About time I uploaded some new pictures of the kids I thought. So here are Jack and Emma, having lots more fun in the UK (with my parents and brother) than they would be having in the 48 degree heat of Dubai that Daddy is having to battle through alone at present....

Come home soon.

Tuesday, August 14, 2007

Going south

The football season is merely 3 days old and in the space of just two matches Southampton have managed to position themselves at the bottom of the Championship, and exit themselves from the Carling Cup.

What a relief it is to know that it is the "taking part" that counts.

Thursday, August 09, 2007

Quality Journalism

As is common in most newspapers these days, the Gulf News (the local UAE 'broadsheet' - a reference only to its size and certainly not to its standard of journalism) runs a Daily Gulf News Poll, inviting readers to vote online to the question that the paper presumably considers to be the most topical issue of the day.

Given the number of different issues that impact and affect modern society and the planet generally, one might expect a topical, insightful, thought-provoking issue to be the norm. An issue, say, where the responses are destined to show an interesting diversity of opinion, and which might speak volumes about the public perception of key issues affecting modern life.

And so it was with yesterday's question:

"How are you feeling today?"

Don't be fooled. For some, this was clearly a challenging question to ponder. One that should not be met with a knee-jerk response.

The Gulf News deemed the results so worthy of note that they justified a full article explaining the results on today's front pages. 3 full column inches in fact.
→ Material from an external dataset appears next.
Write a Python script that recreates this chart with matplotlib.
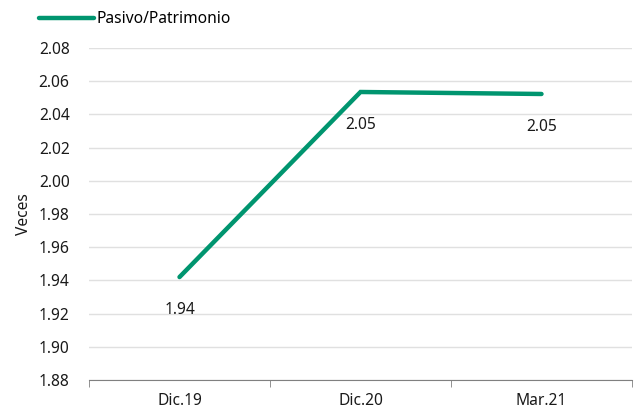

The best part was that while 42% were feeling happy, and 34% were not, and full 24% (that's basically one in four) opted for "I don't know".

I DON'T KNOW??? It's a simple enough question isn't it? How can a quarter of the people in this country, when invited to 'vote' in response to the most commonly asked question in regular conversation ("How are you?"), actively take the time to log on to the Gulf News website in order to choose the "I don't know" option?

And then how can the Gulf News not only justify filling a large portion of its front page with a report on this poll, but also then choose to focus on the "problem" that only 42% consider themselves happy and thereby miss the more alarming fact, without any hint of irony or sarcasm, that 24% of the country (or at least readers of this poor excuse for a newspaper) are clearly comprised of indecisive, mentally challenged morons?

Thank goodness the UAE has the good sense not to entrust more radical issues, such as parliamentary democracy, to the will of the people.